Usually, Tel Aviv refers to the dead as armed fighters but civilians have also been caught up in the fire. The high profile killing of veteran Al Jazeera journalist Shireen Abu Akleh when she was covering an Israeli raid in Jenin is a case in point. Family and supporters are still demanding justice for her murder and have called on the International Criminal Court to intervene.
It remains to be seen if the ICC will bring her killer to justice, but it is quite clear from yesterday's reaction that Israeli weapons company Elbit Systems in the UK should brace itself for more retaliatory action if the brutal Israeli occupation forces continue to kill Palestinians.
Dozens of UK-based pro-Palestinian activists who risk arrest and loss of liberty are attracting mass support these days, especially from locals who wish to see an end to a brutal industry operating on their doorstep. Palestine Action has already claimed responsibility for the closure of two of Elbit's sites in London and Oldham. The activists say that they will not stop until UAV Engines Ltd. closes for good.
Elbit's drones are used by some buyers for the violent repression of civilian populations as well as in air and sea surveillance. The Hermes 450/900 drones have been "battle-tested" in Gaza where they maintain a constant presence in the skies, made known by their distinct buzzing. The threat of bombing is always lurking in the background.

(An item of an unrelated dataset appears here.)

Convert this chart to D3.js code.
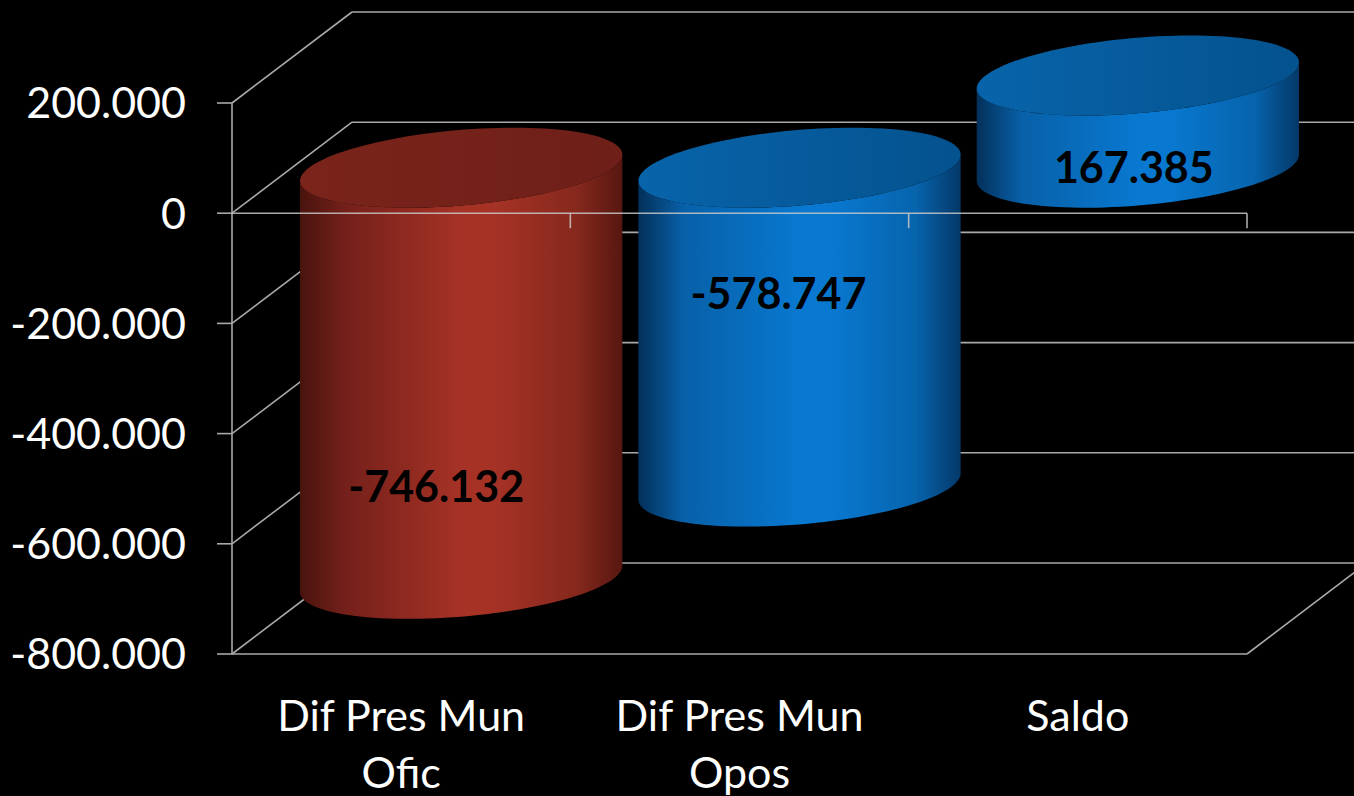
<!DOCTYPE html>
<html>
<head>
<meta charset="utf-8">
<script src="https://cdn.jsdelivr.net/npm/d3@7"></script>
<style>
  html, body { margin: 0; background: #000; overflow: hidden; }
  text { font-family: Lato, "Open Sans", sans-serif; }
</style>
</head>
<body>
<svg id="chart" width="1354" height="796"></svg>
<script>
// data
const categories = ["Dif Pres Mun Ofic", "Dif Pres Mun Opos", "Saldo"]
const categoryLines = [["Dif Pres Mun", "Ofic"], ["Dif Pres Mun", "Opos"], ["Saldo"]]
const values = [-746132, -578747, 167385]
const barColors = ["red", "blue", "blue"]
const yTicks = [200000, 0, -200000, -400000, -600000, -800000]

// layout
const W = 1354, H = 796
const plotLeft = 232, plotRight = 1247, plotTop = 103, plotBottom = 654
const DX = 120, DY = -91 // depth offset of the back wall
const grid = "#a9a9a9"

const fmt = d3.formatLocale({ decimal: ",", thousands: ".", grouping: [3], currency: ["", ""], minus: "-" }).format(",")

const svg = d3.select("#chart")
svg.append("rect").attr("width", W).attr("height", H).attr("fill", "#000")

const x = d3.scaleBand().domain(categories).range([plotLeft, plotRight]).padding(0)
const y = d3.scaleLinear().domain([-800000, 200000]).range([plotBottom, plotTop])

const defs = svg.append("defs")
const palette = {
  red: {
    side: [["0", "#4a130d"], ["0.14", "#74201a"], ["0.5", "#a63226"], ["0.6", "#a63226"], ["0.86", "#86281d"], ["1", "#561710"]],
    top: [["0", "#7a241b"], ["1", "#6e1f18"]]
  },
  blue: {
    side: [["0", "#03305a"], ["0.14", "#0860a8"], ["0.5", "#0878d0"], ["0.6", "#0878d0"], ["0.86", "#0764ad"], ["1", "#043868"]],
    top: [["0", "#0864aa"], ["1", "#04528e"]]
  }
}
Object.entries(palette).forEach(([name, p]) => {
  const gs = defs.append("linearGradient").attr("id", `side-${name}`).attr("x1", 0).attr("x2", 1).attr("y1", 0).attr("y2", 0)
  p.side.forEach(([o, c]) => gs.append("stop").attr("offset", o).attr("stop-color", c))
  const gt = defs.append("linearGradient").attr("id", `top-${name}`).attr("x1", 0).attr("x2", 1).attr("y1", 0).attr("y2", 0)
  p.top.forEach(([o, c]) => gt.append("stop").attr("offset", o).attr("stop-color", c))
})

// back wall gridlines
const back = svg.append("g").attr("stroke", grid).attr("stroke-width", 1.6)
back.selectAll("line.back")
  .data(yTicks)
  .join("line")
  .attr("class", "back")
  .attr("x1", plotLeft + DX).attr("x2", plotRight + DX)
  .attr("y1", (d) => y(d) + DY).attr("y2", (d) => y(d) + DY)

// side wall gridlines
back.selectAll("line.side")
  .data(yTicks)
  .join("line")
  .attr("class", "side")
  .attr("x1", plotLeft).attr("x2", plotLeft + DX)
  .attr("y1", (d) => y(d)).attr("y2", (d) => y(d) + DY)

// floor front edge + right edge
back.append("line").attr("x1", plotLeft).attr("x2", plotRight).attr("y1", y(-800000)).attr("y2", y(-800000))
back.append("line").attr("x1", plotRight).attr("x2", plotRight + DX).attr("y1", y(-800000)).attr("y2", y(-800000) + DY)

// vertical axis
back.append("line").attr("x1", plotLeft).attr("x2", plotLeft).attr("y1", y(200000)).attr("y2", y(-800000))
back.selectAll("line.ytick")
  .data(yTicks)
  .join("line")
  .attr("class", "ytick")
  .attr("x1", plotLeft - 15).attr("x2", plotLeft)
  .attr("y1", (d) => y(d)).attr("y2", (d) => y(d))

svg.append("g")
  .selectAll("text")
  .data(yTicks)
  .join("text")
  .attr("x", 186)
  .attr("y", (d) => y(d))
  .attr("dy", "0.36em")
  .attr("text-anchor", "end")
  .attr("fill", "#fff")
  .attr("font-size", 43)
  .text((d) => fmt(d))

// cylinders
const bw = x.bandwidth()
const depthFrac = 0.44
const R = bw * 0.45
const sh = DX * depthFrac
const hh = -DY * depthFrac
const th0 = Math.atan2(sh, R)

function ellipsePt(cx, cy, t) {
  return [cx + R * Math.cos(t) + sh * Math.sin(t), cy - hh * Math.sin(t)]
}
function arc(cx, cy, t1, t2, n = 60) {
  return d3.range(n + 1).map((i) => ellipsePt(cx, cy, t1 + ((t2 - t1) * i) / n))
}

const bars = svg.append("g")
values.forEach((v, i) => {
  const cx = x(categories[i]) + bw / 2 + DX / 2
  const yTop = y(Math.max(v, 0)) + DY / 2
  const yBot = y(Math.min(v, 0)) + DY / 2
  const frontBot = arc(cx, yBot, th0 + Math.PI, th0 + 2 * Math.PI)
  const frontTop = arc(cx, yTop, th0 + 2 * Math.PI, th0 + Math.PI)
  const side = frontBot.concat(frontTop)
  bars.append("path")
    .attr("d", d3.line()(side) + "Z")
    .attr("fill", `url(#side-${barColors[i]})`)
  bars.append("path")
    .attr("d", d3.line()(arc(cx, yTop, 0, 2 * Math.PI, 120)) + "Z")
    .attr("fill", `url(#top-${barColors[i]})`)
})

// category axis at zero (drawn in front)
const axis = svg.append("g").attr("stroke", "#c8c8c8").attr("stroke-opacity", 0.85).attr("stroke-width", 1.6)
axis.append("line").attr("x1", plotLeft).attr("x2", plotRight).attr("y1", y(0)).attr("y2", y(0))
axis.selectAll("line.xtick")
  .data(categories)
  .join("line")
  .attr("class", "xtick")
  .attr("x1", (d) => x(d) + bw).attr("x2", (d) => x(d) + bw)
  .attr("y1", y(0)).attr("y2", y(0) + 15)

// category labels
svg.append("g")
  .selectAll("text")
  .data(categories)
  .join("text")
  .attr("x", (d) => x(d) + bw / 2)
  .attr("y", 731)
  .attr("text-anchor", "middle")
  .attr("fill", "#fff")
  .attr("font-size", 43)
  .each(function (d, i) {
    d3.select(this)
      .selectAll("tspan")
      .data(categoryLines[i])
      .join("tspan")
      .attr("x", x(d) + bw / 2)
      .attr("dy", (t, j) => (j === 0 ? 0 : 57))
      .text((t) => t)
  })

// data labels (Excel-style placement within each cylinder)
const labelPlace = [[-25, 0.775], [-21, 0.396], [-4, 0]]
svg.append("g")
  .selectAll("text")
  .data(values)
  .join("text")
  .attr("x", (d, i) => x(categories[i]) + bw / 2 + DX / 2 + labelPlace[i][0])
  .attr("y", (d, i) => y(d * labelPlace[i][1]) + DY / 2)
  .attr("dy", "0.36em")
  .attr("text-anchor", "middle")
  .attr("fill", "#000")
  .attr("font-weight", "bold")
  .attr("font-size", 43)
  .text((d) => fmt(d))
</script>
</body>
</html>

Moreover, Elbit drones make up 85 per cent of Israel's drone fleet, and are used to keep entire populations living in fear, with a permanent siege mentality. It is little wonder that more than 90 per cent of Palestinian children living in Gaza suffer from PTSD.
According to Palestine Action, yesterday's targeting of the arms factory was done in the name of innocent Palestinian children, "with a promise of resistance until victory — an end to Britain's complicity, and a Palestine free from the horrors of occupation and state terror."

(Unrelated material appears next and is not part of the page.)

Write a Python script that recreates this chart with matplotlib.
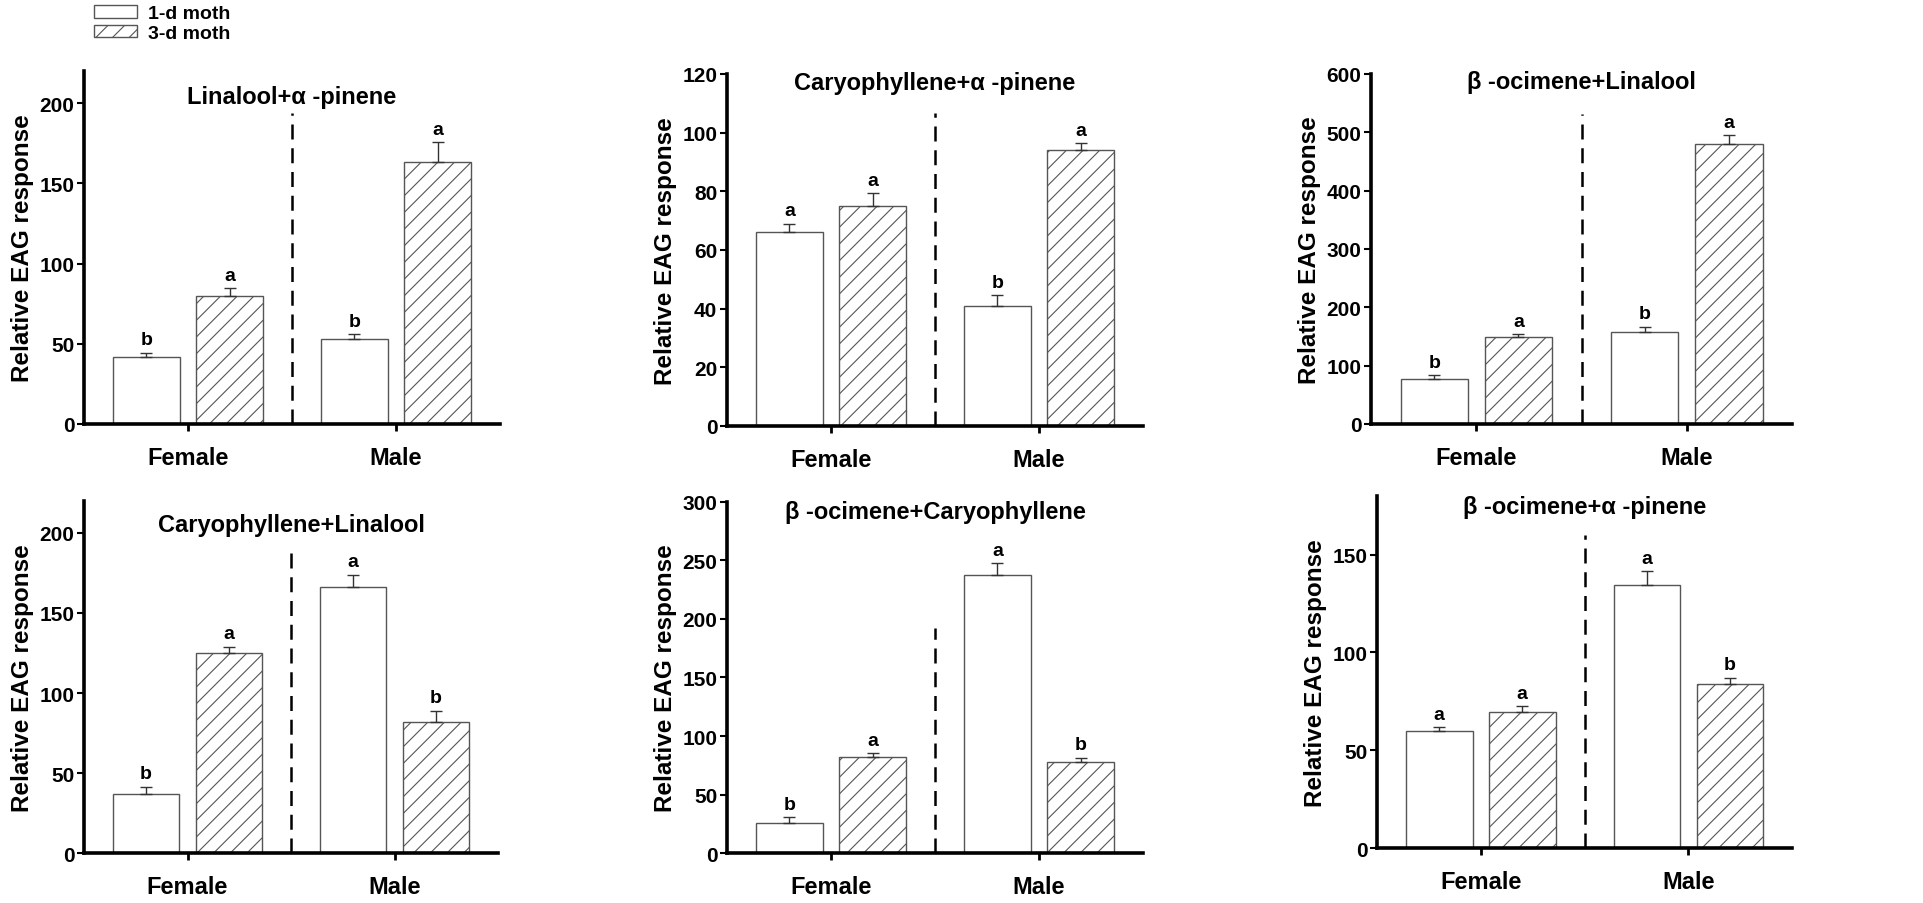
import numpy as np
import matplotlib
matplotlib.use('Agg')
import matplotlib.pyplot as plt
from matplotlib.patches import Patch

plt.rcParams['font.family'] = ['Liberation Sans', 'DejaVu Sans']
plt.rcParams['font.weight'] = 'bold'
plt.rcParams['hatch.linewidth'] = 0.8

# 数据：每个面板 [Female, Male]
sexes = ['Female', 'Male']
series_labels = ['1-d moth', '3-d moth']
titles = ['Linalool+α -pinene', 'Caryophyllene+α -pinene', 'β -ocimene+Linalool',
          'Caryophyllene+Linalool', 'β -ocimene+Caryophyllene', 'β -ocimene+α -pinene']

mean_1d = [[42, 53], [66, 41], [77, 157], [37, 166], [26, 238], [60, 134.5]]
mean_3d = [[79.5, 163.5], [75, 94], [148.5, 480], [125, 82], [82, 77.5], [69.5, 84]]
se_1d = [[2.5, 3], [3, 3.5], [7, 10], [4.5, 8], [5, 10], [2, 7]]
se_3d = [[5, 12], [4.5, 2.5], [6, 15], [4, 7], [3.5, 4], [3, 3.2]]
letters_1d = [['b', 'b'], ['a', 'b'], ['b', 'b'], ['b', 'a'], ['b', 'a'], ['a', 'a']]
letters_3d = [['a', 'a'], ['a', 'a'], ['a', 'a'], ['a', 'b'], ['a', 'b'], ['a', 'b']]
y_max = [220, 120, 600, 220, 300, 180]
y_step = [50, 20, 100, 50, 50, 50]

# 布局（图像坐标比例）
axes_pos = [[0.0437, 0.5299, 0.2163, 0.3905],
            [0.3781, 0.5277, 0.2163, 0.3894],
            [0.7130, 0.5299, 0.2189, 0.3872],
            [0.0437, 0.0553, 0.2153, 0.3894],
            [0.3781, 0.0553, 0.2163, 0.3883],
            [0.7161, 0.0608, 0.2158, 0.3894]]
title_y = [0.929, 0.977, 0.977, 0.932, 0.974, 0.969]
divider_top = [0.88, 0.89, 0.885, 0.87, 0.64, 0.89]

edge = '#555555'
fig = plt.figure(figsize=(19.23, 9.04), dpi=100)

x = np.arange(len(sexes))
w = 0.32
for i in range(6):
    ax = fig.add_axes(axes_pos[i])
    ax.bar(x - 0.2, mean_1d[i], w, color='white', edgecolor=edge, linewidth=1)
    ax.bar(x + 0.2, mean_3d[i], w, color='white', edgecolor=edge, linewidth=1, hatch='//')
    ax.errorbar(x - 0.2, mean_1d[i], yerr=[np.zeros(2), se_1d[i]], fmt='none',
                ecolor='#333333', elinewidth=1, capsize=4, capthick=1)
    ax.errorbar(x + 0.2, mean_3d[i], yerr=[np.zeros(2), se_3d[i]], fmt='none',
                ecolor='#333333', elinewidth=1, capsize=4, capthick=1)
    for j in range(2):
        ax.annotate(letters_1d[i][j], (x[j] - 0.2, mean_1d[i][j] + se_1d[i][j]),
                    xytext=(0, 3), textcoords='offset points', ha='center', va='bottom',
                    fontsize=14, fontweight='bold')
        ax.annotate(letters_3d[i][j], (x[j] + 0.2, mean_3d[i][j] + se_3d[i][j]),
                    xytext=(0, 3), textcoords='offset points', ha='center', va='bottom',
                    fontsize=14, fontweight='bold')

    ax.axvline(0.5, ymin=0, ymax=divider_top[i], color='black', linewidth=1.8,
               linestyle=(0, (6, 3.5)))
    ax.set_xlim(-0.5, 1.5)
    ax.set_ylim(0, y_max[i])
    ax.set_yticks(np.arange(0, y_max[i] + 1, y_step[i]))
    ax.set_xticks(x)
    ax.set_xticklabels(sexes, fontsize=17, fontweight='bold')
    ax.tick_params(axis='y', labelsize=15, length=5, width=1.5, pad=2, direction='out')
    ax.tick_params(axis='x', length=5, width=2, pad=11, direction='out')
    for lab in ax.get_yticklabels():
        lab.set_fontweight('bold')
    ax.spines['top'].set_visible(False)
    ax.spines['right'].set_visible(False)
    ax.spines['left'].set_linewidth(2.6)
    ax.spines['bottom'].set_linewidth(2.6)
    ax.set_ylabel('Relative EAG response', fontsize=17.5, fontweight='bold', labelpad=4)
    ax.text(0.5, title_y[i], titles[i], transform=ax.transAxes, ha='center', va='center',
            fontsize=17, fontweight='bold')

handles = [Patch(facecolor='white', edgecolor=edge, linewidth=1),
           Patch(facecolor='white', edgecolor=edge, linewidth=1, hatch='//')]
fig.legend(handles, series_labels, loc='upper left', bbox_to_anchor=(0.0489, 0.993),
           frameon=False, handlelength=2.2, handleheight=0.58,
           handletextpad=0.58, labelspacing=0.15, borderpad=0, borderaxespad=0,
           prop={'weight': 'bold', 'size': 14})

fig.savefig('out.png', dpi=100)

Trials following the arrest of activists in Britain have collapsed or been thrown out. It is well known that the Palestine Action group would welcome a full trial in which executives of the arms company would have to give evidence about the weapons they manufacture and how they're deployed. Given that war crimes and crimes against humanity are involved — Israel commits both regularly — perhaps the police would be better employed interviewing those who are reluctant to take the stand in a British court and give evidence, rather than arresting Palestine Action activists.
Now that they are escalating their mission to close down Elbit by increasing attacks and using dramatic smoke flares as well as their red paint, it is clear that they will not stop as long as ever more serious crimes are committed with impunity against the Palestinian people by the Zionist apartheid state of Israel. The companies and people making money from the rogue state may well come to regret its contempt for international law.
The views expressed in this article belong to the author and do not necessarily reflect the editorial policy of Middle East Monitor.